-- start --
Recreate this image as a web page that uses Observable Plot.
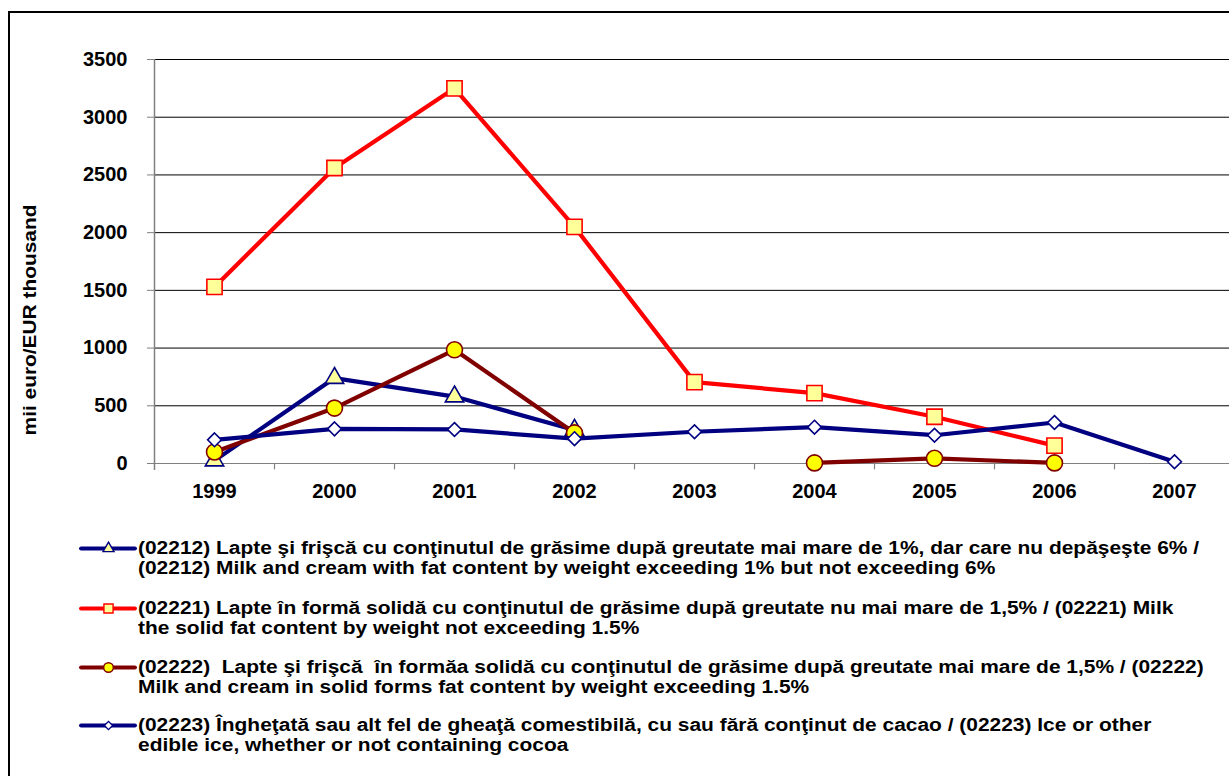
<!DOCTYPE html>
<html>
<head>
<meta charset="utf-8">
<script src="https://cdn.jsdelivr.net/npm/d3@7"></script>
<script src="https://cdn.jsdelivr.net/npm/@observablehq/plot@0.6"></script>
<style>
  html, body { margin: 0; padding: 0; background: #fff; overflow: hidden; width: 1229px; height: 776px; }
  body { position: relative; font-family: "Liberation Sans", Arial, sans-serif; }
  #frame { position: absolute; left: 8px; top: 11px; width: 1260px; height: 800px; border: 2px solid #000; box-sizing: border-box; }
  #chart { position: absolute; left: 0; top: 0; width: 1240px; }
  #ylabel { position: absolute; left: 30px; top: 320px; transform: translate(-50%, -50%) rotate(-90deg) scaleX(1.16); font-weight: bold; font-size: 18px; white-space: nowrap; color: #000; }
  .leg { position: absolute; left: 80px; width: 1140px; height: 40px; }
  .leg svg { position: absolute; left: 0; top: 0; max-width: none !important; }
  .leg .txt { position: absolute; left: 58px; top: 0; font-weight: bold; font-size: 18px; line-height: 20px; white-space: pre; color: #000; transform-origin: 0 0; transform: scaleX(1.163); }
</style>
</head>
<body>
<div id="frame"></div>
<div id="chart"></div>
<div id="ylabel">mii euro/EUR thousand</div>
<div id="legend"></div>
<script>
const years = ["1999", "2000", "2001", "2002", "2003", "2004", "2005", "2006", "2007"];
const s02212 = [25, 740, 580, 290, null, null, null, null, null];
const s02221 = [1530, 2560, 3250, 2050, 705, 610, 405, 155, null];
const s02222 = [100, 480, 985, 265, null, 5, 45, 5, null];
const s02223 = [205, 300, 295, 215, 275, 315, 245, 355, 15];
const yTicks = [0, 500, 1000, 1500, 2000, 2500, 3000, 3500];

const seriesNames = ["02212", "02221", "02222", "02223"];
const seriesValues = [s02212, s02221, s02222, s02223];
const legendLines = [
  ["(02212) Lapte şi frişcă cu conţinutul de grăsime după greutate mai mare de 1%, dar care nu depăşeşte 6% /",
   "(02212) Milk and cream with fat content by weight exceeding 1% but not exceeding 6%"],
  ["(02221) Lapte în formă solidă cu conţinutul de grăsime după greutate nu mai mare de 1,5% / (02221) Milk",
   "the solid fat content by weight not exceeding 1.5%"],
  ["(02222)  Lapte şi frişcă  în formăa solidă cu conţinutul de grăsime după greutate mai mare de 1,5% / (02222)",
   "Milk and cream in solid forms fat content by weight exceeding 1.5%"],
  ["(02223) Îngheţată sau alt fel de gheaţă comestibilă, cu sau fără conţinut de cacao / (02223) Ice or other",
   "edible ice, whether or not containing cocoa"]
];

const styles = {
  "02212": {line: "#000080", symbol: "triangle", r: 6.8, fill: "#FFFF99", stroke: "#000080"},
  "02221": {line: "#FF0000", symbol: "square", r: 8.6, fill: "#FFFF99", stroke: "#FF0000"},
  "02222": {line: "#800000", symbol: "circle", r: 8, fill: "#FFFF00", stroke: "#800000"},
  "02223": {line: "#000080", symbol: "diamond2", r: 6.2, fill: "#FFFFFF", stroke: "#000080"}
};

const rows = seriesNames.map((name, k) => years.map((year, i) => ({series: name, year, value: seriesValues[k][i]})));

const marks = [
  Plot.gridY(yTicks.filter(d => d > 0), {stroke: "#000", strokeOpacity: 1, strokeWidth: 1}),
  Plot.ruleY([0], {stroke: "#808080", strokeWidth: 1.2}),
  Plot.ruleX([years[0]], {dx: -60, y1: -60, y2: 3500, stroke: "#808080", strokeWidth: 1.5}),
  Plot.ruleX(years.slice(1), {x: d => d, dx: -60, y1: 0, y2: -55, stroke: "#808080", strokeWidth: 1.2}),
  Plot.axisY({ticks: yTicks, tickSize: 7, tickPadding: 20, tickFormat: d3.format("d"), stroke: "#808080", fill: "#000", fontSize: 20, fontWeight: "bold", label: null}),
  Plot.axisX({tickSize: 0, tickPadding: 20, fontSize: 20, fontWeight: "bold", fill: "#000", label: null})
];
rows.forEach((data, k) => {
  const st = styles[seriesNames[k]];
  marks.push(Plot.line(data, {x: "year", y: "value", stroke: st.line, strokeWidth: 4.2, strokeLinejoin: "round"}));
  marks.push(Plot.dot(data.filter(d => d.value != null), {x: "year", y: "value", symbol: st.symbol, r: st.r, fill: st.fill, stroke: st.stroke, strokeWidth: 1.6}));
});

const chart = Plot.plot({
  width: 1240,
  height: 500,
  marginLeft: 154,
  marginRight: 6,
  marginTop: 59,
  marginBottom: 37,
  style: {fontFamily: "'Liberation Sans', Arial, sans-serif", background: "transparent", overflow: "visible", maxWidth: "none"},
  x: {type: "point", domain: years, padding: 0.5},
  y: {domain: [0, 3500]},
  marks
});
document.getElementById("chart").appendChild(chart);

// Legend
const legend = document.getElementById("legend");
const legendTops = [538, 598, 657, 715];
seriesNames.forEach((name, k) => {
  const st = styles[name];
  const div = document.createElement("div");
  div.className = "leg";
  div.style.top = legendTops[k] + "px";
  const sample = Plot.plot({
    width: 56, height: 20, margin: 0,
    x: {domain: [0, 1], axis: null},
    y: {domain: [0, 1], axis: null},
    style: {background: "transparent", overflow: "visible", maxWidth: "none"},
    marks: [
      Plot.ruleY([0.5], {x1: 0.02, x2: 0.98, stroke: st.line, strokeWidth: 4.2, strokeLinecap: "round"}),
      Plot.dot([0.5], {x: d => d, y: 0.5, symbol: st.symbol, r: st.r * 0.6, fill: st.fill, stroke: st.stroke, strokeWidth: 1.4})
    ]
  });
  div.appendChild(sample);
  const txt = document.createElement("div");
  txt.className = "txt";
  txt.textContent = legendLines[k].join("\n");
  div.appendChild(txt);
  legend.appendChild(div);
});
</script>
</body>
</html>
-- end --
Go through the listing above and quote it exactly, apart from its images.

:: Finished task ::
Recreate this image as a web page that uses Observable Plot.
<!DOCTYPE html>
<html>
<head>
<meta charset="utf-8">
<script src="https://cdn.jsdelivr.net/npm/d3@7"></script>
<script src="https://cdn.jsdelivr.net/npm/@observablehq/plot@0.6"></script>
<style>
  html, body { margin: 0; padding: 0; background: #fff; overflow: hidden; width: 1229px; height: 776px; }
  body { position: relative; font-family: "Liberation Sans", Arial, sans-serif; }
  #frame { position: absolute; left: 8px; top: 11px; width: 1260px; height: 800px; border: 2px solid #000; box-sizing: border-box; }
  #chart { position: absolute; left: 0; top: 0; width: 1240px; }
  #ylabel { position: absolute; left: 30px; top: 320px; transform: translate(-50%, -50%) rotate(-90deg) scaleX(1.16); font-weight: bold; font-size: 18px; white-space: nowrap; color: #000; }
  .leg { position: absolute; left: 80px; width: 1140px; height: 40px; }
  .leg svg { position: absolute; left: 0; top: 0; max-width: none !important; }
  .leg .txt { position: absolute; left: 58px; top: 0; font-weight: bold; font-size: 18px; line-height: 20px; white-space: pre; color: #000; transform-origin: 0 0; transform: scaleX(1.163); }
</style>
</head>
<body>
<div id="frame"></div>
<div id="chart"></div>
<div id="ylabel">mii euro/EUR thousand</div>
<div id="legend"></div>
<script>
const years = ["1999", "2000", "2001", "2002", "2003", "2004", "2005", "2006", "2007"];
const s02212 = [25, 740, 580, 290, null, null, null, null, null];
const s02221 = [1530, 2560, 3250, 2050, 705, 610, 405, 155, null];
const s02222 = [100, 480, 985, 265, null, 5, 45, 5, null];
const s02223 = [205, 300, 295, 215, 275, 315, 245, 355, 15];
const yTicks = [0, 500, 1000, 1500, 2000, 2500, 3000, 3500];

const seriesNames = ["02212", "02221", "02222", "02223"];
const seriesValues = [s02212, s02221, s02222, s02223];
const legendLines = [
  ["(02212) Lapte şi frişcă cu conţinutul de grăsime după greutate mai mare de 1%, dar care nu depăşeşte 6% /",
   "(02212) Milk and cream with fat content by weight exceeding 1% but not exceeding 6%"],
  ["(02221) Lapte în formă solidă cu conţinutul de grăsime după greutate nu mai mare de 1,5% / (02221) Milk",
   "the solid fat content by weight not exceeding 1.5%"],
  ["(02222)  Lapte şi frişcă  în formăa solidă cu conţinutul de grăsime după greutate mai mare de 1,5% / (02222)",
   "Milk and cream in solid forms fat content by weight exceeding 1.5%"],
  ["(02223) Îngheţată sau alt fel de gheaţă comestibilă, cu sau fără conţinut de cacao / (02223) Ice or other",
   "edible ice, whether or not containing cocoa"]
];

const styles = {
  "02212": {line: "#000080", symbol: "triangle", r: 6.8, fill: "#FFFF99", stroke: "#000080"},
  "02221": {line: "#FF0000", symbol: "square", r: 8.6, fill: "#FFFF99", stroke: "#FF0000"},
  "02222": {line: "#800000", symbol: "circle", r: 8, fill: "#FFFF00", stroke: "#800000"},
  "02223": {line: "#000080", symbol: "diamond2", r: 6.2, fill: "#FFFFFF", stroke: "#000080"}
};

const rows = seriesNames.map((name, k) => years.map((year, i) => ({series: name, year, value: seriesValues[k][i]})));

const marks = [
  Plot.gridY(yTicks.filter(d => d > 0), {stroke: "#000", strokeOpacity: 1, strokeWidth: 1}),
  Plot.ruleY([0], {stroke: "#808080", strokeWidth: 1.2}),
  Plot.ruleX([years[0]], {dx: -60, y1: -60, y2: 3500, stroke: "#808080", strokeWidth: 1.5}),
  Plot.ruleX(years.slice(1), {x: d => d, dx: -60, y1: 0, y2: -55, stroke: "#808080", strokeWidth: 1.2}),
  Plot.axisY({ticks: yTicks, tickSize: 7, tickPadding: 20, tickFormat: d3.format("d"), stroke: "#808080", fill: "#000", fontSize: 20, fontWeight: "bold", label: null}),
  Plot.axisX({tickSize: 0, tickPadding: 20, fontSize: 20, fontWeight: "bold", fill: "#000", label: null})
];
rows.forEach((data, k) => {
  const st = styles[seriesNames[k]];
  marks.push(Plot.line(data, {x: "year", y: "value", stroke: st.line, strokeWidth: 4.2, strokeLinejoin: "round"}));
  marks.push(Plot.dot(data.filter(d => d.value != null), {x: "year", y: "value", symbol: st.symbol, r: st.r, fill: st.fill, stroke: st.stroke, strokeWidth: 1.6}));
});

const chart = Plot.plot({
  width: 1240,
  height: 500,
  marginLeft: 154,
  marginRight: 6,
  marginTop: 59,
  marginBottom: 37,
  style: {fontFamily: "'Liberation Sans', Arial, sans-serif", background: "transparent", overflow: "visible", maxWidth: "none"},
  x: {type: "point", domain: years, padding: 0.5},
  y: {domain: [0, 3500]},
  marks
});
document.getElementById("chart").appendChild(chart);

// Legend
const legend = document.getElementById("legend");
const legendTops = [538, 598, 657, 715];
seriesNames.forEach((name, k) => {
  const st = styles[name];
  const div = document.createElement("div");
  div.className = "leg";
  div.style.top = legendTops[k] + "px";
  const sample = Plot.plot({
    width: 56, height: 20, margin: 0,
    x: {domain: [0, 1], axis: null},
    y: {domain: [0, 1], axis: null},
    style: {background: "transparent", overflow: "visible", maxWidth: "none"},
    marks: [
      Plot.ruleY([0.5], {x1: 0.02, x2: 0.98, stroke: st.line, strokeWidth: 4.2, strokeLinecap: "round"}),
      Plot.dot([0.5], {x: d => d, y: 0.5, symbol: st.symbol, r: st.r * 0.6, fill: st.fill, stroke: st.stroke, strokeWidth: 1.4})
    ]
  });
  div.appendChild(sample);
  const txt = document.createElement("div");
  txt.className = "txt";
  txt.textContent = legendLines[k].join("\n");
  div.appendChild(txt);
  legend.appendChild(div);
});
</script>
</body>
</html>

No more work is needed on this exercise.